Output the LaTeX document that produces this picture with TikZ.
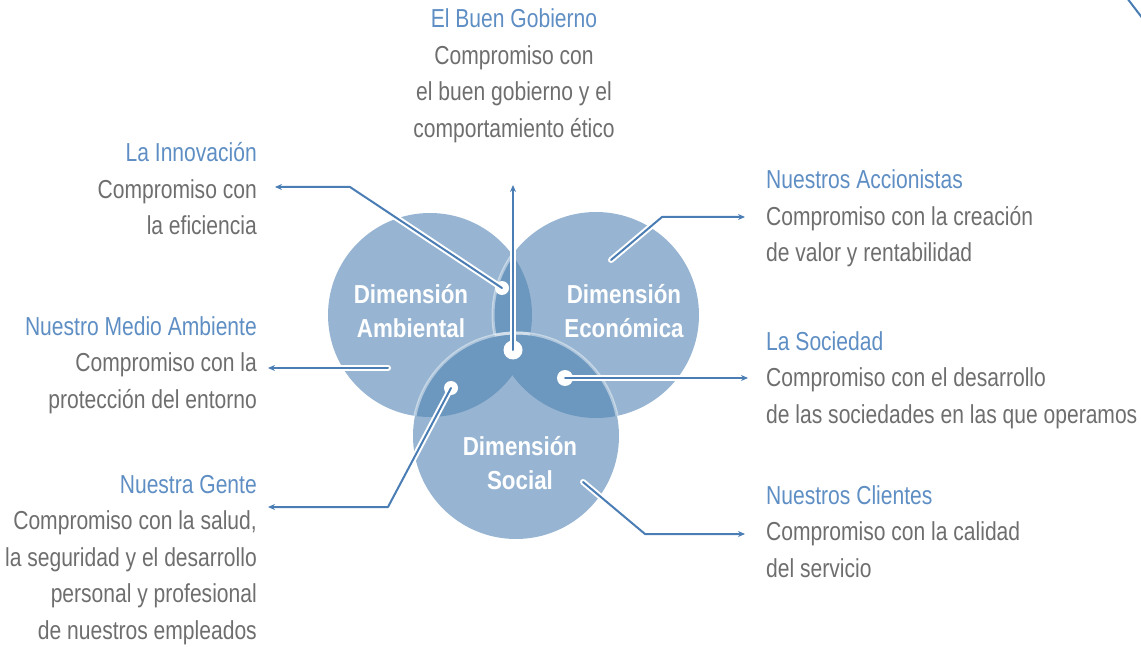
\documentclass[tikz,border=0pt]{standalone}
\usepackage{fontspec}
\setmainfont{Liberation Sans}[FakeStretch=0.81]
\newfontfamily\dimfont{Liberation Sans}[FakeStretch=0.86]
\usetikzlibrary{arrows.meta}
\definecolor{circlight}{RGB}{151,181,210}
\definecolor{circdark}{RGB}{108,151,191}
\definecolor{linkblue}{RGB}{74,125,180}
\definecolor{headblue}{RGB}{94,142,195}
\definecolor{bodygray}{RGB}{110,110,110}
\begin{document}
\begin{tikzpicture}[x=1pt,y=-1pt,
  desc/.style={inner sep=0pt, text=bodygray, font=\fontsize{26}{36.5}\selectfont},
  dimlabel/.style={inner sep=0pt, text=white, font=\dimfont\bfseries\fontsize{26}{34}\selectfont},
  casing/.style={white, line width=6pt, line cap=round, line join=round},
  link/.style={linkblue, line width=2pt, line cap=round, line join=round},
  tipped/.style={link, -{Stealth[length=7pt,width=6pt]}},
  dotw/.style={circle, fill=white, inner sep=0pt},
  rim/.style={white, draw opacity=0.45, line width=3pt}]
\useasboundingbox (0,0) rectangle (1141,647);

% circle centres
\coordinate (cA) at (430,315);
\coordinate (cE) at (596,315);
\coordinate (cS) at (516,436);

% circles
\fill[circlight] (cA) circle[radius=102pt];
\fill[circlight] (cE) circle[radius=103pt];
\begin{scope}
  \clip (cA) circle[radius=102pt];
  \fill[circdark] (cE) circle[radius=103pt];
  \draw[rim] (cE) circle[radius=103pt];
\end{scope}
\fill[circlight] (cS) circle[radius=103pt];
\begin{scope}
  \clip (cS) circle[radius=103pt];
  \fill[circdark] (cA) circle[radius=102pt];
  \fill[circdark] (cE) circle[radius=103pt];
\end{scope}
\begin{scope}
  \clip (cA) circle[radius=102pt];
  \draw[rim] (cS) circle[radius=103pt];
\end{scope}
\begin{scope}
  \clip (cE) circle[radius=103pt];
  \draw[rim] (cS) circle[radius=103pt];
\end{scope}

% circle labels
\node[dimlabel, anchor=base] (lamb) at (411,303) {\begin{tabular}[t]{@{}c@{}}Dimensión\\Ambiental\end{tabular}};
\node[dimlabel, anchor=base] (leco) at (624,303) {\begin{tabular}[t]{@{}c@{}}Dimensión\\Económica\end{tabular}};
\node[dimlabel, anchor=base] (lsoc) at (520,455) {\begin{tabular}[t]{@{}c@{}}Dimensión\\Social\end{tabular}};

% text blocks
\node[desc, anchor=base] (gob) at (514,28) {\begin{tabular}[t]{@{}c@{}}\textcolor{headblue}{El Buen Gobierno}\\Compromiso con\\el buen gobierno y el\\comportamiento ético\end{tabular}};
\node[desc, anchor=base east] (inno) at (257,162) {\begin{tabular}[t]{@{}r@{}}\textcolor{headblue}{La Innovación}\\Compromiso con\\la eficiencia\end{tabular}};
\node[desc, anchor=base east] (med) at (257,335) {\begin{tabular}[t]{@{}r@{}}\textcolor{headblue}{Nuestro Medio Ambiente}\\Compromiso con la\\protección del entorno\end{tabular}};
\node[desc, anchor=base east] (gen) at (257,493) {\begin{tabular}[t]{@{}r@{}}\textcolor{headblue}{Nuestra Gente}\\Compromiso con la salud,\\la seguridad y el desarrollo\\personal y profesional\\de nuestros empleados\end{tabular}};
\node[desc, anchor=base west] (acc) at (766,189) {\begin{tabular}[t]{@{}l@{}}\textcolor{headblue}{Nuestros Accionistas}\\Compromiso con la creación\\de valor y rentabilidad\end{tabular}};
\node[desc, anchor=base west] (soc) at (766,350) {\begin{tabular}[t]{@{}l@{}}\textcolor{headblue}{La Sociedad}\\Compromiso con el desarrollo\\de las sociedades en las que operamos\end{tabular}};
\node[desc, anchor=base west] (cli) at (766,504) {\begin{tabular}[t]{@{}l@{}}\textcolor{headblue}{Nuestros Clientes}\\Compromiso con la calidad\\del servicio\end{tabular}};

% connector points
\coordinate (eAcc) at (611,260);
\coordinate (eMed) at (388,368);
\coordinate (eCli) at (583,482);
\coordinate (bInno) at (350,187);
\coordinate (bAcc) at (662,217);
\coordinate (bGen) at (388,507);
\coordinate (bCli) at (645,534);
\coordinate (tInno) at (275,187);
\coordinate (tGob) at (513,185);
\coordinate (tAcc) at (745,217);
\coordinate (tMed) at (268,368);
\coordinate (tSoc) at (748,378);
\coordinate (tGen) at (268,507);
\coordinate (tCli) at (745,534);

% casings
\draw[casing] (502,288) -- (bInno);
\draw[casing] (513,350) -- (513,200);
\draw[casing] (eAcc) -- (bAcc);
\draw[casing] (eMed) -- (300,368);
\draw[casing] (565,378) -- (720,378);
\draw[casing] (451,388) -- (bGen);
\draw[casing] (eCli) -- (bCli);

% dots
\node[dotw, minimum size=14pt] (dInno) at (502,288) {};
\node[dotw, minimum size=19pt] (dGob) at (513,350) {};
\node[dotw, minimum size=16pt] (dSoc) at (565,378) {};
\node[dotw, minimum size=14pt] (dGen) at (451,388) {};

% connectors
\draw[tipped] (dInno.center) -- (bInno) -- (tInno);
\draw[tipped] (dGob.center) -- (tGob);
\draw[tipped] (eAcc) -- (bAcc) -- (tAcc);
\draw[tipped] (eMed) -- (tMed);
\draw[tipped] (dSoc.center) -- (tSoc);
\draw[tipped] (dGen.center) -- (bGen) -- (tGen);
\draw[tipped] (eCli) -- (bCli) -- (tCli);

% stray stroke at top right
\draw[linkblue, line width=2pt] (1127,-2) -- (1143,19);
\end{tikzpicture}
\end{document}
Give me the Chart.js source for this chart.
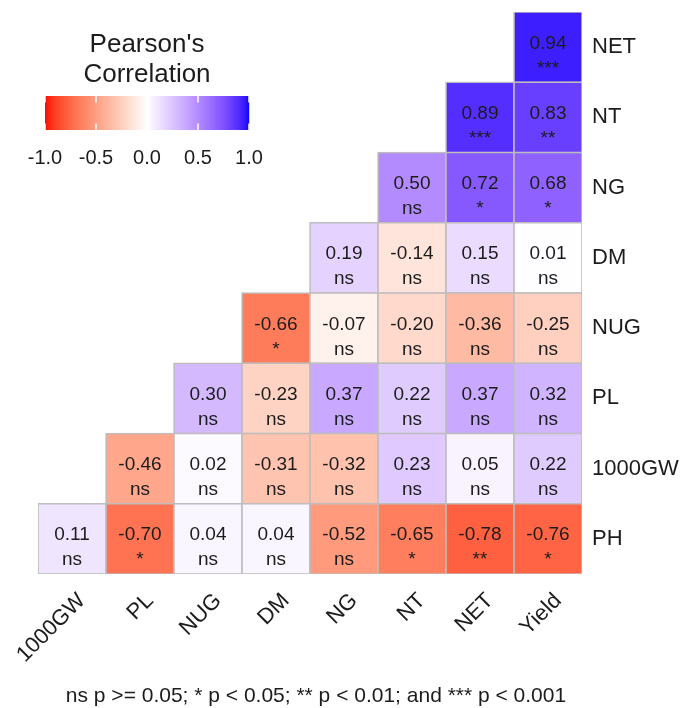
<!DOCTYPE html>
<html>
<head>
<meta charset="utf-8">
<script src="https://cdn.jsdelivr.net/npm/chart.js@4/dist/chart.umd.min.js"></script>
<style>
  html, body { margin: 0; padding: 0; background: #ffffff; }
  #wrap { width: 686px; height: 708px; position: relative; }
</style>
</head>
<body>
<div id="wrap"><canvas id="corr" width="686" height="708"></canvas></div>
<script>
// Traits on the horizontal axis (left to right) and vertical axis (bottom to top)
const xLabels = ['1000GW', 'PL', 'NUG', 'DM', 'NG', 'NT', 'NET', 'Yield'];
const yLabels = ['PH', '1000GW', 'PL', 'NUG', 'DM', 'NG', 'NT', 'NET'];

// Pearson coefficients per row, one entry per x trait (null = empty cell)
const corrPH     = [0.11, -0.70, 0.04, 0.04, -0.52, -0.65, -0.78, -0.76];
const corr1000GW = [null, -0.46, 0.02, -0.31, -0.32, 0.23, 0.05, 0.22];
const corrPL     = [null, null, 0.30, -0.23, 0.37, 0.22, 0.37, 0.32];
const corrNUG    = [null, null, null, -0.66, -0.07, -0.20, -0.36, -0.25];
const corrDM     = [null, null, null, null, 0.19, -0.14, 0.15, 0.01];
const corrNG     = [null, null, null, null, null, 0.50, 0.72, 0.68];
const corrNT     = [null, null, null, null, null, null, 0.89, 0.83];
const corrNET    = [null, null, null, null, null, null, null, 0.94];

// Significance codes per row
const sigPH     = ['ns', '*', 'ns', 'ns', 'ns', '*', '**', '*'];
const sig1000GW = [null, 'ns', 'ns', 'ns', 'ns', 'ns', 'ns', 'ns'];
const sigPL     = [null, null, 'ns', 'ns', 'ns', 'ns', 'ns', 'ns'];
const sigNUG    = [null, null, null, '*', 'ns', 'ns', 'ns', 'ns'];
const sigDM     = [null, null, null, null, 'ns', 'ns', 'ns', 'ns'];
const sigNG     = [null, null, null, null, null, 'ns', '*', '*'];
const sigNT     = [null, null, null, null, null, null, '***', '**'];
const sigNET    = [null, null, null, null, null, null, null, '***'];

const legendTicks = [-1, -0.5, 0, 0.5, 1];
const legendTitle = ["Pearson's", 'Correlation'];
const footnote = 'ns p >= 0.05; * p < 0.05; ** p < 0.01; and *** p < 0.001';

const corrRows = [corrPH, corr1000GW, corrPL, corrNUG, corrDM, corrNG, corrNT, corrNET];
const sigRows  = [sigPH, sig1000GW, sigPL, sigNUG, sigDM, sigNG, sigNT, sigNET];

const FONT = "'Liberation Sans', Arial, sans-serif";
const INK = '#1c1c1c';

// ---- diverging red / white / blue scale interpolated in CIELAB ----
function toLin(c) { c /= 255; return c <= 0.04045 ? c / 12.92 : Math.pow((c + 0.055) / 1.055, 2.4); }
function fromLin(c) {
  const v = c <= 0.0031308 ? 12.92 * c : 1.055 * Math.pow(c, 1 / 2.4) - 0.055;
  return Math.round(Math.min(1, Math.max(0, v)) * 255);
}
function rgbToLab(rgb) {
  const R = toLin(rgb[0]), G = toLin(rgb[1]), B = toLin(rgb[2]);
  const X = (0.4124564 * R + 0.3575761 * G + 0.1804375 * B) / 0.95047;
  const Y = (0.2126729 * R + 0.7151522 * G + 0.0721750 * B);
  const Z = (0.0193339 * R + 0.1191920 * G + 0.9503041 * B) / 1.08883;
  const f = t => t > 216 / 24389 ? Math.cbrt(t) : (24389 / 27 * t + 16) / 116;
  const fx = f(X), fy = f(Y), fz = f(Z);
  return [116 * fy - 16, 500 * (fx - fy), 200 * (fy - fz)];
}
function labToRgb(lab) {
  const fy = (lab[0] + 16) / 116, fx = fy + lab[1] / 500, fz = fy - lab[2] / 200;
  const inv = t => t * t * t > 216 / 24389 ? t * t * t : (116 * t - 16) / (24389 / 27);
  const X = inv(fx) * 0.95047, Y = inv(fy), Z = inv(fz) * 1.08883;
  return [
    fromLin(3.2404542 * X - 1.5371385 * Y - 0.4985314 * Z),
    fromLin(-0.9692660 * X + 1.8760108 * Y + 0.0415560 * Z),
    fromLin(0.0556434 * X - 0.2040259 * Y + 1.0572252 * Z)
  ];
}
const LAB_LOW = rgbToLab([255, 0, 0]);
const LAB_MID = rgbToLab([255, 255, 255]);
const LAB_HIGH = rgbToLab([0, 0, 255]);
function fillFor(v) {
  const end = v >= 0 ? LAB_HIGH : LAB_LOW;
  const t = Math.min(1, Math.abs(v));
  const lab = LAB_MID.map((m, i) => m + (end[i] - m) * t);
  const c = labToRgb(lab);
  return `rgb(${c[0]},${c[1]},${c[2]})`;
}

// ---- one floating-bar dataset per row; each bar spans one tile ----
const datasets = corrRows.map((row, r) => ({
  label: yLabels[r],
  data: row.map(v => v === null ? null : [r - 0.5, r + 0.5]),
  backgroundColor: row.map(v => v === null ? 'rgba(0,0,0,0)' : fillFor(v)),
  borderColor: '#bdbdbd',
  borderWidth: row.map(v => v === null ? 0 : 1.6),
  borderSkipped: false,
  inflateAmount: 0.8,
  barPercentage: 1,
  categoryPercentage: 1,
  grouped: false
}));

// Tile labels: coefficient on the first line, significance code below it
const tileText = {
  id: 'tileText',
  afterDatasetsDraw(chart) {
    const { ctx, scales: { x, y } } = chart;
    ctx.save();
    ctx.fillStyle = INK;
    ctx.textAlign = 'center';
    ctx.textBaseline = 'alphabetic';
    ctx.font = `19px ${FONT}`;
    corrRows.forEach((row, r) => {
      row.forEach((v, c) => {
        if (v === null) return;
        const px = x.getPixelForValue(c);
        const py = y.getPixelForValue(r);
        ctx.fillText(v.toFixed(2), px, py + 1.5);
        ctx.fillText(sigRows[r][c], px, py + 26.5);
      });
    });
    ctx.restore();
  }
};

// Colour-bar legend in the empty upper-left corner, plus the footnote
const colourBar = {
  id: 'colourBar',
  afterDraw(chart) {
    const ctx = chart.ctx;
    const x0 = 45, x1 = 249, y0 = 96, y1 = 130;
    const cx = (x0 + x1) / 2;
    const pos = v => x0 + (v + 1) / 2 * (x1 - x0);
    ctx.save();
    ctx.fillStyle = INK;
    ctx.textAlign = 'center';
    ctx.textBaseline = 'alphabetic';
    ctx.font = `26px ${FONT}`;
    ctx.fillText(legendTitle[0], cx, 52);
    ctx.fillText(legendTitle[1], cx, 82);

    for (let px = x0; px < x1; px++) {
      const v = ((px + 0.5 - x0) / (x1 - x0)) * 2 - 1;
      ctx.fillStyle = fillFor(v);
      ctx.fillRect(px, y0, 1.2, y1 - y0);
    }
    ctx.strokeStyle = '#ffffff';
    ctx.lineWidth = 1.5;
    legendTicks.forEach(v => {
      const px = pos(v);
      ctx.beginPath();
      ctx.moveTo(px, y0); ctx.lineTo(px, y0 + 6.5);
      ctx.moveTo(px, y1 - 6.5); ctx.lineTo(px, y1);
      ctx.stroke();
    });

    ctx.fillStyle = INK;
    ctx.font = `20px ${FONT}`;
    legendTicks.forEach(v => ctx.fillText(v.toFixed(1), pos(v), 163.5));

    ctx.font = `21px ${FONT}`;
    ctx.fillText(footnote, 316, 702);
    ctx.restore();
  }
};

new Chart(document.getElementById('corr'), {
  type: 'bar',
  data: { labels: xLabels, datasets },
  options: {
    responsive: false,
    animation: false,
    layout: { padding: { left: 38, top: 12, right: 0, bottom: 0 } },
    plugins: { legend: { display: false }, tooltip: { enabled: false }, title: { display: false } },
    scales: {
      x: {
        type: 'category',
        offset: true,
        grid: { display: false, drawTicks: false },
        border: { display: false },
        ticks: {
          autoSkip: false, minRotation: 45, maxRotation: 45, padding: 14, labelOffset: 10,
          color: INK, font: { family: FONT, size: 22 }
        },
        afterFit(axis) { axis.height = 134; axis.paddingLeft = 0; axis.paddingRight = 0; }
      },
      y: {
        type: 'linear',
        position: 'right',
        min: -0.5, max: 7.5,
        grid: { display: false, drawTicks: false },
        border: { display: false },
        afterBuildTicks(axis) { axis.ticks = yLabels.map((_, i) => ({ value: i })); },
        ticks: {
          padding: 10, color: INK, font: { family: FONT, size: 22 },
          callback: v => yLabels[v]
        },
        afterFit(axis) { axis.width = 104; axis.paddingTop = 0; axis.paddingBottom = 0; }
      }
    }
  },
  plugins: [tileText, colourBar]
});
</script>
</body>
</html>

## Task requirements
Retype only the lines above from the one with "Give me the Chart.js source for this chart." through the one with "['PH', '1000GW', 'PL', 'NUG', 'DM', 'NG', 'NT', 'NET'];", exactly and with both ends. Images stay out.

## The answer
Give me the Chart.js source for this chart.
<!DOCTYPE html>
<html>
<head>
<meta charset="utf-8">
<script src="https://cdn.jsdelivr.net/npm/chart.js@4/dist/chart.umd.min.js"></script>
<style>
  html, body { margin: 0; padding: 0; background: #ffffff; }
  #wrap { width: 686px; height: 708px; position: relative; }
</style>
</head>
<body>
<div id="wrap"><canvas id="corr" width="686" height="708"></canvas></div>
<script>
// Traits on the horizontal axis (left to right) and vertical axis (bottom to top)
const xLabels = ['1000GW', 'PL', 'NUG', 'DM', 'NG', 'NT', 'NET', 'Yield'];
const yLabels = ['PH', '1000GW', 'PL', 'NUG', 'DM', 'NG', 'NT', 'NET'];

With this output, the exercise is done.